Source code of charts
↓↓↓

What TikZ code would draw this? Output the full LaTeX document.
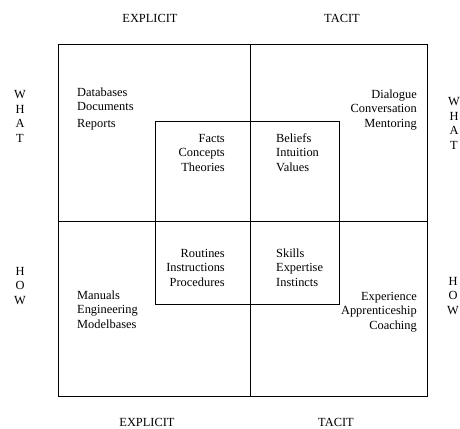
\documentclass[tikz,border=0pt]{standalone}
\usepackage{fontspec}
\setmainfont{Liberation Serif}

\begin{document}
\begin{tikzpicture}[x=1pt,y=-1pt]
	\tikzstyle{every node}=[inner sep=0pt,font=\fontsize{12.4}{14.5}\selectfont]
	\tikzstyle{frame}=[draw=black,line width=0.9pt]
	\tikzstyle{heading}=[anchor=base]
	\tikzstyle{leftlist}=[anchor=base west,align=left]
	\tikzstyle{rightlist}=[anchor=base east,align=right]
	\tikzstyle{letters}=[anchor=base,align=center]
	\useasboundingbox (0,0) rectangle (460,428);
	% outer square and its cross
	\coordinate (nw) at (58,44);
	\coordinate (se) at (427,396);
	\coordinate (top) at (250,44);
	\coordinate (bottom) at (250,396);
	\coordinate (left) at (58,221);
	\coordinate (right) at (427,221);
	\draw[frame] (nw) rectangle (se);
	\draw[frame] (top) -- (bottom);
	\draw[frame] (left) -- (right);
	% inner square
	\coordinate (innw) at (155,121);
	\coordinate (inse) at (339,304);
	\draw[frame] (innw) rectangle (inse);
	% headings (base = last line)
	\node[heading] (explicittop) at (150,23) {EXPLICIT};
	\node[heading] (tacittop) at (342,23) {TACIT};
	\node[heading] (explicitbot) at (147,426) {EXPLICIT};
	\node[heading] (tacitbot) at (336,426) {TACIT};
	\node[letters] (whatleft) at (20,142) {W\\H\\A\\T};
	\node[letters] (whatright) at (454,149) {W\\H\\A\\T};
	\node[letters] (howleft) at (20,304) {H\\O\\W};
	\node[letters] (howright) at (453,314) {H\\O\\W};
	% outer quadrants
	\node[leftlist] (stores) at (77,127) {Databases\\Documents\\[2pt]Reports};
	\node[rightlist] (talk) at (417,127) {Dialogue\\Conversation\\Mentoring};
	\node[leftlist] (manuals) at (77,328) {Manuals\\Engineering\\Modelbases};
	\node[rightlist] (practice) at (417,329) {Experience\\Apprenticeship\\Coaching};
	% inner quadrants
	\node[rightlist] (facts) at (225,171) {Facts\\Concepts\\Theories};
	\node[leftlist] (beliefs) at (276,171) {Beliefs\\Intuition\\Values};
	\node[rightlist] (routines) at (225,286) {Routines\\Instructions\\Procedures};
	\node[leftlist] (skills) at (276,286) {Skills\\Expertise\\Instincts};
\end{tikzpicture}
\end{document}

↑↑↑
↓↓↓

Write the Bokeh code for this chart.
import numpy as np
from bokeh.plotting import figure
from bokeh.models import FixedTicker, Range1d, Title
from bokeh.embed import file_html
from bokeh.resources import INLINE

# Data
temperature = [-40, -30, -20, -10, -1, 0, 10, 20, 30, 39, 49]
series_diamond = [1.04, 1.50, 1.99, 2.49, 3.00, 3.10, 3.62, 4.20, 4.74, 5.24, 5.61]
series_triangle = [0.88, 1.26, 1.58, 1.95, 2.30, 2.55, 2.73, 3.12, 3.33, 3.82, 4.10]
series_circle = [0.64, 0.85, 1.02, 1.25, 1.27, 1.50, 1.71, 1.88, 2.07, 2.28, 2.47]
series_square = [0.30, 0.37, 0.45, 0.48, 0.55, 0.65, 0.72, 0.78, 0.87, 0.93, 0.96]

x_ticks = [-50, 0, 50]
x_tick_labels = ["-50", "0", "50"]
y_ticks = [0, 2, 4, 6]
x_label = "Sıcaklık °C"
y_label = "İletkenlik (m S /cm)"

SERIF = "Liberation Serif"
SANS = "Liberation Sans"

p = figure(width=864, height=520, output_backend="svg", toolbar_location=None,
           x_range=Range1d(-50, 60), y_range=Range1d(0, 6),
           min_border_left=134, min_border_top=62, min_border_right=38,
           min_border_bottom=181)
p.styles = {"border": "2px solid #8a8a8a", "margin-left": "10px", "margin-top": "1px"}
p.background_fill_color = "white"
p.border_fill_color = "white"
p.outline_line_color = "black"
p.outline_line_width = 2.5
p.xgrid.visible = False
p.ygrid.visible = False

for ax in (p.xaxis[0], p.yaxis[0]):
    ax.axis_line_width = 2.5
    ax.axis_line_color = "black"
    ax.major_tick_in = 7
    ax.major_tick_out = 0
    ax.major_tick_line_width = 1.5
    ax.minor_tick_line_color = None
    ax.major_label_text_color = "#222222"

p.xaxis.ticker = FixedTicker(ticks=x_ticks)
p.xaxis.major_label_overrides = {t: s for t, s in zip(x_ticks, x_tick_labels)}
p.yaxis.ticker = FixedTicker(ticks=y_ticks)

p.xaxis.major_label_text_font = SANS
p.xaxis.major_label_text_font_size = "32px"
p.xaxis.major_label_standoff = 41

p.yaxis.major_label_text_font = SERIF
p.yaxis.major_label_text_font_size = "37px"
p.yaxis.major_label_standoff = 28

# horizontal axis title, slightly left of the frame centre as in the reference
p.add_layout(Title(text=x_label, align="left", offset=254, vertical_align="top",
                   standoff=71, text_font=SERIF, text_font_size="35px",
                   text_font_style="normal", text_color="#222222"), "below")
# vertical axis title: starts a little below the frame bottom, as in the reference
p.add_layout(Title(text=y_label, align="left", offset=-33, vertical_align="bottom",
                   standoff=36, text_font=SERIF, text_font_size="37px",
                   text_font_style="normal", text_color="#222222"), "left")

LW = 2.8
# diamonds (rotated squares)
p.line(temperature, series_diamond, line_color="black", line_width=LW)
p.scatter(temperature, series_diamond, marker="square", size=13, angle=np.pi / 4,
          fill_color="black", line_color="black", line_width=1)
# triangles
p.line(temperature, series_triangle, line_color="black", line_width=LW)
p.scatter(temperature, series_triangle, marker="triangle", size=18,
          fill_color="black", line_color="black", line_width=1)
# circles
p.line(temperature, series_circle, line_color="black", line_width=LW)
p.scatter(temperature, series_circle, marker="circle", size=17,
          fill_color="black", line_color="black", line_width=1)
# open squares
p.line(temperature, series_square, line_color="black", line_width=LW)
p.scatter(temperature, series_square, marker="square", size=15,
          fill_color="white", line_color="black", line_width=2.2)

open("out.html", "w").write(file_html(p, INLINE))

↑↑↑
↓↓↓

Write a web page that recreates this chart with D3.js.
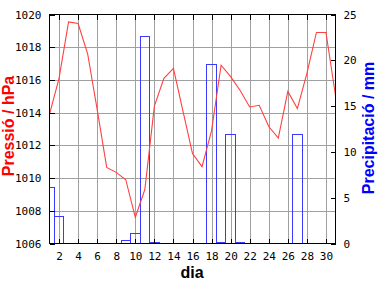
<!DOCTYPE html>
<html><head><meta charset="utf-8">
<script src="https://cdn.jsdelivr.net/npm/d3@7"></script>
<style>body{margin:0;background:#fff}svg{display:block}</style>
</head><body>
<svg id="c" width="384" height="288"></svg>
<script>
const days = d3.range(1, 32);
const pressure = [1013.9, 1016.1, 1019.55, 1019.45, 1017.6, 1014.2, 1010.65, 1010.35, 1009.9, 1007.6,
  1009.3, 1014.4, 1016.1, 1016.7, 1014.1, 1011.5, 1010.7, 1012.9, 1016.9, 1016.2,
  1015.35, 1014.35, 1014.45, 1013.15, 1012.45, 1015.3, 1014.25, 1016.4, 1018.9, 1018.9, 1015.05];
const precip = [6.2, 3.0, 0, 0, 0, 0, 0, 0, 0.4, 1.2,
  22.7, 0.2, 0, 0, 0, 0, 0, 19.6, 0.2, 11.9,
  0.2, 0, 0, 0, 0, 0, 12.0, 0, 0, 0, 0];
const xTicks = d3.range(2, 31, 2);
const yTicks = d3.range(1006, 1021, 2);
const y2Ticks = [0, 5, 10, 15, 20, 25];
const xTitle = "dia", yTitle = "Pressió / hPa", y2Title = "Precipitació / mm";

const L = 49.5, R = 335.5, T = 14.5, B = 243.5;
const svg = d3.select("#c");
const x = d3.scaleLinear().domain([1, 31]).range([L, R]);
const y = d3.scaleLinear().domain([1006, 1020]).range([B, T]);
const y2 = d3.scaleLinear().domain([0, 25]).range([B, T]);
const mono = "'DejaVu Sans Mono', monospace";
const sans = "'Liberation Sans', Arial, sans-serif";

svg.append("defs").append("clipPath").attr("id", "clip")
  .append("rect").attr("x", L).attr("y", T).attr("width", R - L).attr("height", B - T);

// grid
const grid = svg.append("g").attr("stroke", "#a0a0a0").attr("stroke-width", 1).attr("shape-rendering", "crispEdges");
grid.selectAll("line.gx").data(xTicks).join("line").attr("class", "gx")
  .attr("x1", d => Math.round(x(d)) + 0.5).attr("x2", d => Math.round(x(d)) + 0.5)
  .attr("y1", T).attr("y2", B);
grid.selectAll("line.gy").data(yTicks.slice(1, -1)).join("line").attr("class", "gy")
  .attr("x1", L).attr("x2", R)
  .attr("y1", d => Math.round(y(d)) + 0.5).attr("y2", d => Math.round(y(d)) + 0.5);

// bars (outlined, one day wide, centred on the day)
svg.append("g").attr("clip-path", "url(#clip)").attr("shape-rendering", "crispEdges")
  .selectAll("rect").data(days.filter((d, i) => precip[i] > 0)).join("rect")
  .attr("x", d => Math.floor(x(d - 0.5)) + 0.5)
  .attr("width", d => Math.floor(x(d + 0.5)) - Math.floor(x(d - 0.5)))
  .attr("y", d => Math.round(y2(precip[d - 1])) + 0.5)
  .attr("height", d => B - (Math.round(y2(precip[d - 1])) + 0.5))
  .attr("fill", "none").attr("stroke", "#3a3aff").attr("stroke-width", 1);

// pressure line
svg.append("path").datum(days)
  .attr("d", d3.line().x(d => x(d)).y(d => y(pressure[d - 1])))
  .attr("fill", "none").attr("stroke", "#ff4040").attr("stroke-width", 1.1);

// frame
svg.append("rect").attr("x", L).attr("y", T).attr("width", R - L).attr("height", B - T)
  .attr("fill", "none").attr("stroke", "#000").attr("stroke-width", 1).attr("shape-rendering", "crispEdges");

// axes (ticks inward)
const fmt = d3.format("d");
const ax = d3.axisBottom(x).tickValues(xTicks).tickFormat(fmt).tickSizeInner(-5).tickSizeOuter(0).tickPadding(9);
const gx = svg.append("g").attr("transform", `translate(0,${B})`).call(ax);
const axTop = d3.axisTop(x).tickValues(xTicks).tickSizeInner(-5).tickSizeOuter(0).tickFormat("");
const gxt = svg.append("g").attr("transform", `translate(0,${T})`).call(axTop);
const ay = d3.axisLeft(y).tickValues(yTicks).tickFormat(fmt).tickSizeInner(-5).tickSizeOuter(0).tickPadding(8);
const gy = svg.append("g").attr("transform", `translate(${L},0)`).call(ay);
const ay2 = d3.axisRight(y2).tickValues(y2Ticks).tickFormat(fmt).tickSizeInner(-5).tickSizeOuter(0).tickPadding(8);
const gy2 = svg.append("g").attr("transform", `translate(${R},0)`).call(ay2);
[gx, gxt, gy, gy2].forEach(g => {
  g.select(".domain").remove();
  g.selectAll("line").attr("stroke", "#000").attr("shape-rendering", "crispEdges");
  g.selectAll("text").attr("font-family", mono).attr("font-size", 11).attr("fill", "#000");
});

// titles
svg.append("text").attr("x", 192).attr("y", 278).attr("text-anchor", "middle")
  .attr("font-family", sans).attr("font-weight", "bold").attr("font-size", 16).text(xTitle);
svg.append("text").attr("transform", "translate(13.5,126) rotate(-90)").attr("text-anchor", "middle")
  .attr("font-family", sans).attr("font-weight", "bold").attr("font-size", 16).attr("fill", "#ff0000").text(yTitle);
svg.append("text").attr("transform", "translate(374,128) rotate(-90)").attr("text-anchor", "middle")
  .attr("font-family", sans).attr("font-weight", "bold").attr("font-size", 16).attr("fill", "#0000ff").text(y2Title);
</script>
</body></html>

↑↑↑

Short task = Your task is to repeat the lines from the one containing "Write the Bokeh code for this chart." to the one containing "p.yaxis.major_label_standoff = 28", both lines included. Leave out every other line.

Response =
Write the Bokeh code for this chart.
import numpy as np
from bokeh.plotting import figure
from bokeh.models import FixedTicker, Range1d, Title
from bokeh.embed import file_html
from bokeh.resources import INLINE

# Data
temperature = [-40, -30, -20, -10, -1, 0, 10, 20, 30, 39, 49]
series_diamond = [1.04, 1.50, 1.99, 2.49, 3.00, 3.10, 3.62, 4.20, 4.74, 5.24, 5.61]
series_triangle = [0.88, 1.26, 1.58, 1.95, 2.30, 2.55, 2.73, 3.12, 3.33, 3.82, 4.10]
series_circle = [0.64, 0.85, 1.02, 1.25, 1.27, 1.50, 1.71, 1.88, 2.07, 2.28, 2.47]
series_square = [0.30, 0.37, 0.45, 0.48, 0.55, 0.65, 0.72, 0.78, 0.87, 0.93, 0.96]

x_ticks = [-50, 0, 50]
x_tick_labels = ["-50", "0", "50"]
y_ticks = [0, 2, 4, 6]
x_label = "Sıcaklık °C"
y_label = "İletkenlik (m S /cm)"

SERIF = "Liberation Serif"
SANS = "Liberation Sans"

p = figure(width=864, height=520, output_backend="svg", toolbar_location=None,
           x_range=Range1d(-50, 60), y_range=Range1d(0, 6),
           min_border_left=134, min_border_top=62, min_border_right=38,
           min_border_bottom=181)
p.styles = {"border": "2px solid #8a8a8a", "margin-left": "10px", "margin-top": "1px"}
p.background_fill_color = "white"
p.border_fill_color = "white"
p.outline_line_color = "black"
p.outline_line_width = 2.5
p.xgrid.visible = False
p.ygrid.visible = False

for ax in (p.xaxis[0], p.yaxis[0]):
    ax.axis_line_width = 2.5
    ax.axis_line_color = "black"
    ax.major_tick_in = 7
    ax.major_tick_out = 0
    ax.major_tick_line_width = 1.5
    ax.minor_tick_line_color = None
    ax.major_label_text_color = "#222222"

p.xaxis.ticker = FixedTicker(ticks=x_ticks)
p.xaxis.major_label_overrides = {t: s for t, s in zip(x_ticks, x_tick_labels)}
p.yaxis.ticker = FixedTicker(ticks=y_ticks)

p.xaxis.major_label_text_font = SANS
p.xaxis.major_label_text_font_size = "32px"
p.xaxis.major_label_standoff = 41

p.yaxis.major_label_text_font = SERIF
p.yaxis.major_label_text_font_size = "37px"
p.yaxis.major_label_standoff = 28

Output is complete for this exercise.